Но вот и Москва, дымная, влажная, серая от сизого тумана. Однообразные перекрестия дорог, путаница разбегающихся рельсов, пакгаузы с коричневыми створками дверей, рядом с ними – люди на грузовичках, с мешками за плечами …грузят, разгружают…, шлагбаумы, за которыми коптят автомобили и терпеливо курящая около них шоферня, свистки, гудки, крошечные избушки у семафоров, словно собачьи будки, хмурые бабы с красными повязками на полных руках и с флажками, угрюмые мужики в железнодорожных фуражках, в мокрой тяжелой керзе, платформы с редким, промокшим насквозь народом в серой, одинаковой одежке, случайные взгляды, быстрые проводы поезда пустыми глазами – вот как приближалась столица к Павлу Ивановичу Тарасову.

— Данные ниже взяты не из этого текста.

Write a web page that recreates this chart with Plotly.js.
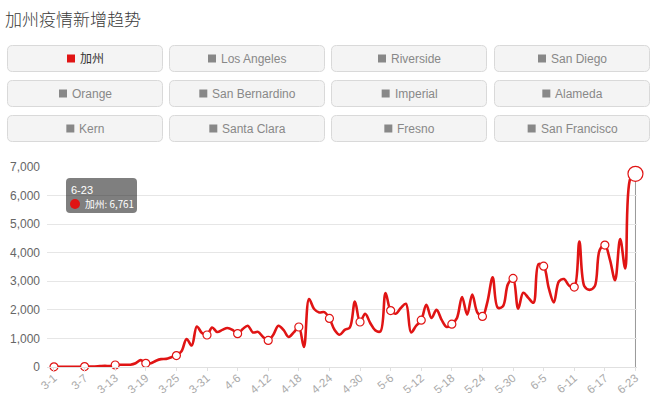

А Ярославский вокзал в Москве кишел людьми, точно муравейник, когда кто-то неосторожно побеспокоит его деловитых обитателей, воткнув палку в самый центр их умного дома. По-видимому, так случилось и здесь – архитектор Шехтель, правда, вместо палки использовал высокую изящную башню, и люди-муравьи просто сошли с ума. Во всяком случае, Павлу именно так и показалось. Он сначала несмело проталкивался через бушующую толпу и в конце концов остановился перед огромным дворцовым флигелем, с колонами и портиком, над которым волшебно сверкала буква «М».
Павел слышал о метро в Москве, о нем рассказывали буквально чудеса. Будто под землю люди едут по движущимся лестницам, залитым мягким светом, а в самом низу, в глубокой-преглубокой шахте, в анфиладах из чистого мрамора, уставленных прекрасными статуями, день и ночь идет удивительная, насыщенная счастьем жизнь. Во все стороны несутся голубые поезда, внутри которых всегда улыбающиеся люди сидят на мягких диванах и с удовольствием пьют чай с лимоном. А кто хочет, даже и пиво потягивает или мороженое кушает. А еще там чисто, как в больнице, и за порядком смотрят вежливые, хоть и строгие, женщины в красных фуражках и с красными же флажками.
Вот такие рассказывали в Чите истории еще летом. Позже он, наконец, решился проверить подлинность этих сказочных историй и впервые спустился в метро в Сокольниках, где на поверхности была контрольная военно-врачебная комиссия, недалеко от тюрьмы на Матросской тишине. Однако тут и лестница, называемая иностранным словом «эскалатор», была короче, и мрамора меньше, чем, как оказалось потом, на других станциях, и статуй тоже не так уж и много (одна всего!), а уж пива, чая с лимоном и мороженого он вообще не видел, когда терпеливо ехал от Сокольников до Парка Культуры. Станции были новые, их только-только открыли – многие за год до того, в 35-ом. Поэтому и самим москвичам всё было в новинку.